Once the enzyme has cut the proteins, the laboratory technicians now have a mixture of smaller protein pieces called peptides. These peptides are like small LEGO bricks that are now ready to be studied using mass spectrometry, which measures the different sizes and the electrical charge of the peptides. Describing the peptides requires breaking them into smaller pieces in the instruments to see the differences in their amino acid structure. By analysing the different sizes, researchers can identify the peptides and find out which proteins they come from and how much of them is present. This helps scientists understand the proteins’ function in the body and how they affect human health.
The latest research project in the area focuses on cells from patients suffering from acute myeloid leukaemia, AML, and is a collaboration between Erwin Schoof, Associate Professor at DTU, and Rigshospitalet. Erwin Schoof has received DKK 10 million from the Lundbeck Foundation to establish a research team that will identify what determines the viability of individual blood cells and whether it is possible to specifically develop cancer stem cells for the treatment of patients with leukaemia. The work is based on a combination of cell samples from patients, big data, and advanced computational calculation methods.
Analysing single cells
Since launching the mass spectrometry platform in 2018, DTU has expanded its activities and seen a user increase of 30 per cent. This corresponds to around 80 users in 2022, spread across 140 different projects. It can take one to three weeks before the analysis results are ready.

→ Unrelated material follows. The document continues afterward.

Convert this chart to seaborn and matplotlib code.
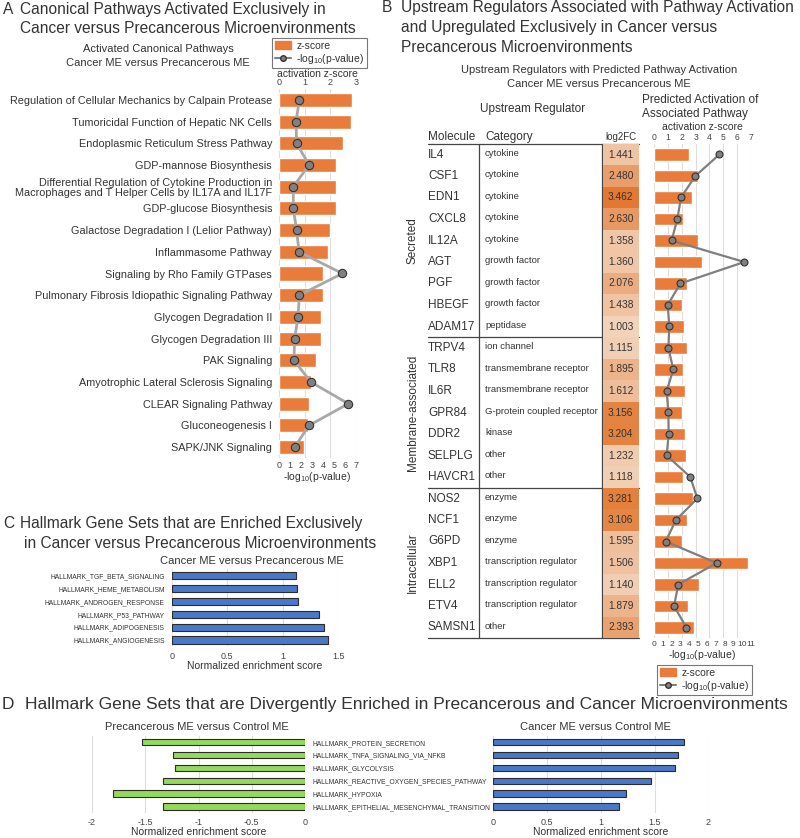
import numpy as np
import pandas as pd
import matplotlib
matplotlib.use('Agg')
import matplotlib.pyplot as plt
import seaborn as sns
from matplotlib.colors import LinearSegmentedColormap
from matplotlib.patches import Patch
from matplotlib.lines import Line2D
from matplotlib import font_manager

sns.set_theme(style='white')
plt.rcParams['font.family'] = ['Liberation Sans', 'DejaVu Sans']
plt.rcParams['mathtext.fontset'] = 'custom'
plt.rcParams['mathtext.rm'] = 'Liberation Sans'
plt.rcParams['mathtext.it'] = 'Liberation Sans:italic'

# narrow font for the hallmark labels if there is one
_names = {f.name for f in font_manager.fontManager.ttflist}
NARROW = 'Liberation Sans Narrow' if 'Liberation Sans Narrow' in _names else 'Liberation Sans'
HALL_FS = 6.0 if NARROW == 'Liberation Sans Narrow' else 4.9

# ---- panel A: canonical pathways
a_pathways = [
    'Regulation of Cellular Mechanics by Calpain Protease',
    'Tumoricidal Function of Hepatic NK Cells',
    'Endoplasmic Reticulum Stress Pathway',
    'GDP-mannose Biosynthesis',
    'Differential Regulation of Cytokine Production in\nMacrophages and T Helper Cells by IL17A and IL17F',
    'GDP-glucose Biosynthesis',
    'Galactose Degradation I (Lelior Pathway)',
    'Inflammasome Pathway',
    'Signaling by Rho Family GTPases',
    'Pulmonary Fibrosis Idiopathic Signaling Pathway',
    'Glycogen Degradation II',
    'Glycogen Degradation III',
    'PAK Signaling',
    'Amyotrophic Lateral Sclerosis Signaling',
    'CLEAR Signaling Pathway',
    'Gluconeogenesis I',
    'SAPK/JNK Signaling',
]
a_zscore = [2.83, 2.80, 2.50, 2.24, 2.24, 2.24, 1.98, 1.89, 1.70, 1.70,
            1.63, 1.63, 1.44, 1.25, 1.17, 1.13, 0.98]
a_logp = [1.85, 1.55, 1.60, 2.73, 1.30, 1.30, 1.60, 1.82, 5.76, 1.85,
          1.73, 1.42, 1.36, 2.90, 6.30, 2.73, 1.42]

# ---- panel B: upstream regulators
b_molecules = ['IL4', 'CSF1', 'EDN1', 'CXCL8', 'IL12A', 'AGT', 'PGF', 'HBEGF', 'ADAM17',
               'TRPV4', 'TLR8', 'IL6R', 'GPR84', 'DDR2', 'SELPLG', 'HAVCR1',
               'NOS2', 'NCF1', 'G6PD', 'XBP1', 'ELL2', 'ETV4', 'SAMSN1']
b_categories = ['cytokine', 'cytokine', 'cytokine', 'cytokine', 'cytokine',
                'growth factor', 'growth factor', 'growth factor', 'peptidase',
                'ion channel', 'transmembrane receptor', 'transmembrane receptor',
                'G-protein coupled receptor', 'kinase', 'other', 'other',
                'enzyme', 'enzyme', 'enzyme', 'transcription regulator',
                'transcription regulator', 'transcription regulator', 'other']
b_groups = ['Secreted', 'Membrane-associated', 'Intracellular']
b_group_sizes = [9, 7, 7]
b_log2fc = [1.441, 2.480, 3.462, 2.630, 1.358, 1.360, 2.076, 1.438, 1.003,
            1.115, 1.895, 1.612, 3.156, 3.204, 1.232, 1.118,
            3.281, 3.106, 1.595, 1.506, 1.140, 1.879, 2.393]
b_zscore = [2.50, 3.15, 2.72, 2.07, 3.17, 3.46, 2.38, 2.02, 2.16,
            2.36, 2.07, 2.21, 2.02, 2.21, 2.33, 2.07,
            2.81, 2.36, 2.02, 6.76, 3.27, 2.48, 2.86]
b_logp = [7.41, 4.69, 3.06, 2.65, 2.00, 10.24, 2.99, 1.55, 1.74,
          1.63, 2.19, 1.44, 1.63, 1.66, 1.44, 4.12,
          4.91, 2.49, 1.32, 7.10, 2.76, 2.27, 3.67]

# ---- panel C: hallmark sets, cancer vs precancerous
c_sets = ['HALLMARK_TGF_BETA_SIGNALING', 'HALLMARK_HEME_METABOLISM',
          'HALLMARK_ANDROGEN_RESPONSE', 'HALLMARK_P53_PATHWAY',
          'HALLMARK_ADIPOGENESIS', 'HALLMARK_ANGIOGENESIS']
c_nes = [1.12, 1.13, 1.14, 1.33, 1.375, 1.41]

# ---- panel D: divergent hallmark sets
d_sets = ['HALLMARK_PROTEIN_SECRETION', 'HALLMARK_TNFA_SIGNALING_VIA_NFKB',
          'HALLMARK_GLYCOLYSIS', 'HALLMARK_REACTIVE_OXYGEN_SPECIES_PATHWAY',
          'HALLMARK_HYPOXIA', 'HALLMARK_EPITHELIAL_MESENCHYMAL_TRANSITION']
d_precancer = [-1.53, -1.24, -1.22, -1.33, -1.80, -1.33]
d_cancer = [1.77, 1.72, 1.69, 1.47, 1.235, 1.17]

ORANGE = '#E97C3A'
BLUE = '#4A78C8'
GREEN = '#94D95A'
TXT = '#333333'
GRID = '#DDDDDD'

W, H = 800, 838
fig = plt.figure(figsize=(W / 100, H / 100), dpi=100)


def add_ax(x0, y0, x1, y1):
    return fig.add_axes([x0 / W, 1 - y1 / H, (x1 - x0) / W, (y1 - y0) / H])


def ftext(x, y, s, **kw):
    kw.setdefault('va', 'baseline')
    kw.setdefault('color', TXT)
    fig.text(x / W, 1 - y / H, s, **kw)


def clean(ax):
    for sp in ax.spines.values():
        sp.set_visible(False)


PVAL = '-log$_{10}$(p-value)'
TS = 11.2

leg_handles = [Patch(color=ORANGE, label='z-score'),
               Line2D([], [], color='#808080', lw=1.5, marker='o', ms=4,
                      mfc='#808080', mec='#333', label=PVAL)]


def add_legend(x, y):
    lg = fig.legend(handles=leg_handles, loc='upper left', bbox_to_anchor=(x / W, 1 - y / H),
                    fontsize=7.5, frameon=True, fancybox=False, edgecolor='#555',
                    borderaxespad=0, borderpad=0.25, handlelength=1.6, labelspacing=0.12,
                    handletextpad=0.5, labelcolor=TXT)
    lg.get_frame().set_linewidth(0.8)


# ================= A =================
ftext(3, 14, 'A', fontsize=TS)
ftext(20, 14, 'Canonical Pathways Activated Exclusively in', fontsize=TS)
ftext(20, 33, 'Cancer versus Precancerous Microenvironments', fontsize=TS)
ftext(158, 52, 'Activated Canonical Pathways', fontsize=8, ha='center')
ftext(158, 66, 'Cancer ME versus Precancerous ME', fontsize=8, ha='center')

axA = add_ax(279, 89, 356, 458)
sns.barplot(x=a_zscore, y=a_pathways, orient='h', color=ORANGE, saturation=1,
            width=0.65, errorbar=None, ax=axA)
twA = axA.twiny()
twA.plot(a_logp, np.arange(len(a_logp)), color='#A8A8A8', lw=2, marker='o', ms=6,
         mfc='#808080', mec='#333', mew=0.8)

axA.set_xlim(0, 3)
axA.set_ylim(len(a_pathways) - 0.5, -0.5)
axA.set_xticks([0, 1, 2, 3])
axA.xaxis.tick_top()
axA.xaxis.set_label_position('top')
axA.set_xlabel('activation z-score', fontsize=7.5, color=TXT, labelpad=0.5)
axA.set_ylabel('')
axA.tick_params(axis='x', length=0, labelsize=6.5, pad=1.5, colors='#444')
axA.tick_params(axis='y', length=0, labelsize=7.8, pad=5, colors=TXT)
for lab in axA.get_yticklabels():
    lab.set_linespacing(1.0)
axA.grid(axis='x', color=GRID, lw=0.8)
axA.set_axisbelow(True)
clean(axA)

twA.set_xlim(0, 7)
twA.set_xticks(range(8))
twA.xaxis.tick_bottom()
twA.xaxis.set_label_position('bottom')
twA.set_xlabel(PVAL, fontsize=7.5, color=TXT, labelpad=0)
twA.tick_params(axis='x', length=0, labelsize=6.5, pad=2, colors='#444')
twA.set_ylim(len(a_pathways) - 0.5, -0.5)
clean(twA)

add_legend(272, 38)

# ================= B =================
ftext(382, 12, 'B', fontsize=TS)
ftext(401, 12, 'Upstream Regulators Associated with Pathway Activation', fontsize=TS)
ftext(401, 32, 'and Upregulated Exclusively in Cancer versus', fontsize=TS)
ftext(401, 52, 'Precancerous Microenvironments', fontsize=TS)
ftext(599, 73, 'Upstream Regulators with Predicted Pathway Activation', fontsize=8, ha='center')
ftext(599, 87, 'Cancer ME versus Precancerous ME', fontsize=8, ha='center')
ftext(533, 112, 'Upstream Regulator', fontsize=8.5, ha='center')
ftext(642, 103, 'Predicted Activation of', fontsize=8.5)
ftext(642, 117, 'Associated Pathway', fontsize=8.5)
ftext(428, 140, 'Molecule', fontsize=8.5)
ftext(485, 140, 'Category', fontsize=8.5)
ftext(620.5, 140, 'log2FC', fontsize=7, ha='center')

n_b = len(b_molecules)
tab = add_ax(400, 143.75, 640, 638.25)
tab.set_xlim(400, 640)
tab.set_ylim(n_b - 0.5, -0.5)
tab.axis('off')
for i, (m, c) in enumerate(zip(b_molecules, b_categories)):
    tab.text(428, i, m, va='center', fontsize=8.5, color=TXT)
    tab.text(485, i - 0.05, c, va='center', fontsize=6.8, color=TXT)
bounds = np.concatenate([[0], np.cumsum(b_group_sizes)]) - 0.5
for b in bounds:
    tab.plot([428, 639], [b, b], color='#444', lw=0.9, clip_on=False)
for xv in (479, 602):
    tab.plot([xv, xv], [bounds[0], bounds[-1]], color='#444', lw=0.9, clip_on=False)
for g, lo, hi in zip(b_groups, bounds[:-1], bounds[1:]):
    tab.text(413, (lo + hi) / 2, g, rotation=90, ha='center', va='center',
             fontsize=8.5, color=TXT)

hm = add_ax(602.5, 143.75, 639, 638.25)
fc_cmap = LinearSegmentedColormap.from_list('fc', ['#F2D3BA', '#EBA678', '#E2772F'])
sns.heatmap(pd.DataFrame({'log2FC': b_log2fc}, index=b_molecules), ax=hm, cmap=fc_cmap,
            vmin=1.0, vmax=3.5, cbar=False, annot=True, fmt='.3f',
            annot_kws={'fontsize': 7.3, 'color': TXT},
            xticklabels=False, yticklabels=False)

axB = add_ax(654, 143.75, 751, 638.25)
sns.barplot(x=b_zscore, y=b_molecules, orient='h', color=ORANGE, saturation=1,
            width=0.6, errorbar=None, ax=axB)
twB = axB.twiny()
twB.plot(b_logp, np.arange(n_b), color='#7F7F7F', lw=1.6, marker='o', ms=5,
         mfc='#808080', mec='#333', mew=0.8)

axB.set_xlim(0, 7)
axB.set_ylim(n_b - 0.5, -0.5)
axB.set_xticks(range(8))
axB.set_yticks([])
axB.set_ylabel('')
axB.xaxis.tick_top()
axB.xaxis.set_label_position('top')
axB.set_xlabel('activation z-score', fontsize=7.5, color=TXT, labelpad=1.8)
axB.tick_params(axis='x', length=0, labelsize=6.2, pad=1.5, colors='#444')
axB.grid(axis='x', color=GRID, lw=0.8)
axB.set_axisbelow(True)
clean(axB)

twB.set_xlim(0, 11)
twB.set_xticks(range(12))
twB.xaxis.tick_bottom()
twB.xaxis.set_label_position('bottom')
twB.set_xlabel(PVAL, fontsize=7.5, color=TXT, labelpad=0)
twB.tick_params(axis='x', length=0, labelsize=6.0, pad=2, colors='#444')
twB.set_ylim(n_b - 0.5, -0.5)
clean(twB)

add_legend(657, 665)

# ================= C =================
ftext(3, 528, 'C', fontsize=TS)
ftext(20, 528, 'Hallmark Gene Sets that are Enriched Exclusively', fontsize=TS)
ftext(24, 548, 'in Cancer versus Precancerous Microenvironments', fontsize=TS)
ftext(252, 564, 'Cancer ME versus Precancerous ME', fontsize=8, ha='center')

axC = add_ax(171.7, 569.3, 338.3, 646.4)
sns.barplot(x=c_nes, y=c_sets, orient='h', color=BLUE, saturation=1, width=0.55,
            edgecolor='#2B2B2B', linewidth=0.8, errorbar=None, ax=axC)
axC.set_xlim(0, 1.5)
axC.set_xticks([0, 0.5, 1, 1.5])
axC.set_xticklabels(['0', '0.5', '1', '1.5'])
axC.set_xlabel('Normalized enrichment score', fontsize=7.5, color=TXT, labelpad=0)
axC.set_ylabel('')
axC.tick_params(axis='x', length=0, labelsize=6.5, pad=4, colors='#444')
axC.tick_params(axis='y', length=0, labelsize=HALL_FS, pad=5, colors=TXT)
for lab in axC.get_yticklabels():
    lab.set_fontfamily(NARROW)
axC.grid(axis='x', color=GRID, lw=0.8)
axC.set_axisbelow(True)
clean(axC)

# ================= D =================
ftext(2, 709, 'D', fontsize=12.5)
ftext(25, 709, 'Hallmark Gene Sets that are Divergently Enriched in Precancerous '
      'and Cancer Microenvironments', fontsize=12.5)
ftext(197, 730, 'Precancerous ME versus Control ME', fontsize=8, ha='center')
ftext(595, 730, 'Cancer ME versus Control ME', fontsize=8, ha='center')

axDR = add_ax(493.3, 735.9, 708.3, 812.7)
sns.barplot(x=d_cancer, y=d_sets, orient='h', color=BLUE, saturation=1, width=0.5,
            edgecolor='#2B2B2B', linewidth=0.8, errorbar=None, ax=axDR)
axDR.set_xlim(0, 2)
axDR.set_xticks([0, 0.5, 1, 1.5, 2])
axDR.set_xticklabels(['0', '0.5', '1', '1.5', '2'])
axDR.set_yticks([])
axDR.set_ylabel('')
axDR.set_xlabel('Normalized enrichment score', fontsize=7.5, color=TXT, labelpad=0)
axDR.tick_params(axis='x', length=0, labelsize=6.5, pad=4, colors='#444')
axDR.grid(axis='x', color=GRID, lw=0.8)
axDR.set_axisbelow(True)
axDR.patch.set_alpha(0)
clean(axDR)

axDL = add_ax(92, 735.9, 305, 812.7)
sns.barplot(x=d_precancer, y=d_sets, orient='h', color=GREEN, saturation=1, width=0.5,
            edgecolor='#2B2B2B', linewidth=0.8, errorbar=None, ax=axDL)
axDL.set_xlim(-2, 0)
axDL.set_xticks([-2, -1.5, -1, -0.5, 0])
axDL.set_xticklabels(['-2', '-1.5', '-1', '-0.5', '0'])
axDL.yaxis.tick_right()
axDL.set_ylabel('')
axDL.set_xlabel('Normalized enrichment score', fontsize=7.5, color=TXT, labelpad=0)
axDL.tick_params(axis='x', length=0, labelsize=6.5, pad=4, colors='#444')
axDL.tick_params(axis='y', length=0, labelsize=HALL_FS, pad=5.5, colors=TXT)
for lab in axDL.get_yticklabels():
    lab.set_fontfamily(NARROW)
    lab.set_ha('left')
axDL.grid(axis='x', color=GRID, lw=0.8)
axDL.set_axisbelow(True)
axDL.patch.set_alpha(0)
clean(axDL)

fig.savefig('out.png', dpi=100)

The good results seen when performing analyses on small cell samples have, in particular, attracted new partners and customers. Until 2018, researchers could only perform analyses if they had larger cell samples, which could consist of both healthy tissue and cells from a tumour. Today, they can perform analyses at single-cell level, enabling specific insight into smaller tissue samples.
Laser-cutting
The latest development in the field is a technique where researchers and pathologists use a laser and a microscope to cut out a small group of cells.

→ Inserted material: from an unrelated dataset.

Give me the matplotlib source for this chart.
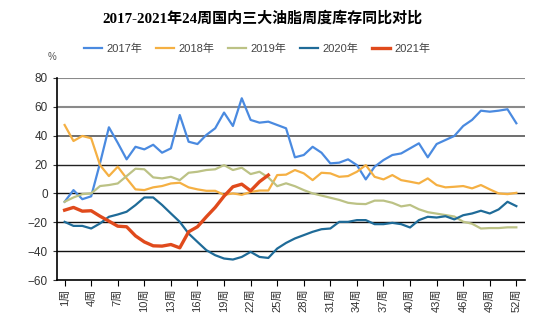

“By using laser dissection, we can cut out suspicious or diseased cells and get very precise answers via mass spectrometry. In this way, we can find out what happens in the cancer cells, but also read their interaction with surrounding cells, and perhaps find new treatments,” says Pia Klausen, Senior Researcher at Rigshospitalet’s Department of Pathology.
Proteins warn about cancer
Rigshospitalet’s Department of Pathology is the largest of its kind in Denmark and performs a number of analyses using DTU’s mass spectrometry platform. In an ongoing research project, researchers are examining preserved samples from patients who have had pancreatic cancer. By using a laser to cut out cancer cells from tissue samples and the surrounding cells in a separate sample, the researchers are examining whether they can use mass spectrometry to identify proteins that can provide new insight into the development of cancer.

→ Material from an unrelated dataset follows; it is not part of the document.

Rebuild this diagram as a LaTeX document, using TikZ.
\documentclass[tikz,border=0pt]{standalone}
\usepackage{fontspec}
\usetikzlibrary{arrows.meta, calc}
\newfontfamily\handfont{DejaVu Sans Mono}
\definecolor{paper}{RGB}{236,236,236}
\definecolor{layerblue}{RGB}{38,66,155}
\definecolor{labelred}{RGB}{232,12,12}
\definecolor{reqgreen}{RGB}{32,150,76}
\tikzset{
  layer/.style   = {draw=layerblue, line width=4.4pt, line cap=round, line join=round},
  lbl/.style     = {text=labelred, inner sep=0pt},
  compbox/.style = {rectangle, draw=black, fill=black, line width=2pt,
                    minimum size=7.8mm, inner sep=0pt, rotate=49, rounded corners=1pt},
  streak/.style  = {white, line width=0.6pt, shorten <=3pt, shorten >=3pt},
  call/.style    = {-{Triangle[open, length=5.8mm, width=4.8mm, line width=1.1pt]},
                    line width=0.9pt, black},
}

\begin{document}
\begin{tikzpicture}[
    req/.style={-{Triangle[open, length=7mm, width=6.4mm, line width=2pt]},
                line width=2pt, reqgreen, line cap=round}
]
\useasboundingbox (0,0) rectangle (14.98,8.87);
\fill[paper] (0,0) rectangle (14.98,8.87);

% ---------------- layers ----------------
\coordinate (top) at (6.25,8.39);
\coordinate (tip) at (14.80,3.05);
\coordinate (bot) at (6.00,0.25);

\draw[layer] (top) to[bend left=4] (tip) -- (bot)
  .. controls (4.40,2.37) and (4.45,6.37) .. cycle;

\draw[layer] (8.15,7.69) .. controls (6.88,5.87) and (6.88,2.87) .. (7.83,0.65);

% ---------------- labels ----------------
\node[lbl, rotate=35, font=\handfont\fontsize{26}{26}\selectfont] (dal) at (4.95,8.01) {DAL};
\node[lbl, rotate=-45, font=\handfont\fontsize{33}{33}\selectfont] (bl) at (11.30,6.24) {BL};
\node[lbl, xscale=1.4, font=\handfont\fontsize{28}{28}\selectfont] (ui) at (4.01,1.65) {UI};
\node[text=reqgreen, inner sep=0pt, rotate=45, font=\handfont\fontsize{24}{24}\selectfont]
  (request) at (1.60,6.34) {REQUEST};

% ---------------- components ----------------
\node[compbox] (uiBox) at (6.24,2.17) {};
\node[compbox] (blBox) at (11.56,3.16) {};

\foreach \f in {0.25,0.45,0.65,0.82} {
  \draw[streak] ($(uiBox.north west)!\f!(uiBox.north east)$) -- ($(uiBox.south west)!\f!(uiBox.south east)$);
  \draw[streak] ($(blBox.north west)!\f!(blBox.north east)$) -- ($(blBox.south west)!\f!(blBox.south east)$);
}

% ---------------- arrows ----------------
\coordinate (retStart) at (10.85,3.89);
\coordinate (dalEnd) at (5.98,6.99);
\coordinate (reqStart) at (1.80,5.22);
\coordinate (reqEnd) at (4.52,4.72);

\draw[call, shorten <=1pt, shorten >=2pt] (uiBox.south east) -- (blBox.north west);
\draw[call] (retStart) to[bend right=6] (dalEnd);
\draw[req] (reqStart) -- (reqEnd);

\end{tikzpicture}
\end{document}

“We hope to be able to use laser dissection and mass spectrometry to find special proteins that can be used, e.g., to predict how patients will respond to a certain treatment. It is currently not possible to find these signatures by examining a person’s complete set of genes using genomic analysis. Cancer is a disease in which mutations play a major role. And although it is possible to map mutations using genomic analysis, they will only give an indication of what can happen. The proteins will tell directly what has happened. In addition, it is the proteins that doctors are trying to target with cancer drugs, and we hope to find new therapeutic targets with our research,” explains Pia Klausen.
In collaboration with DTU, the researchers are currently analysing samples from patients with pancreatic, lung and brain cancer. All three are types of cancer with a low survival rate and few treatment options.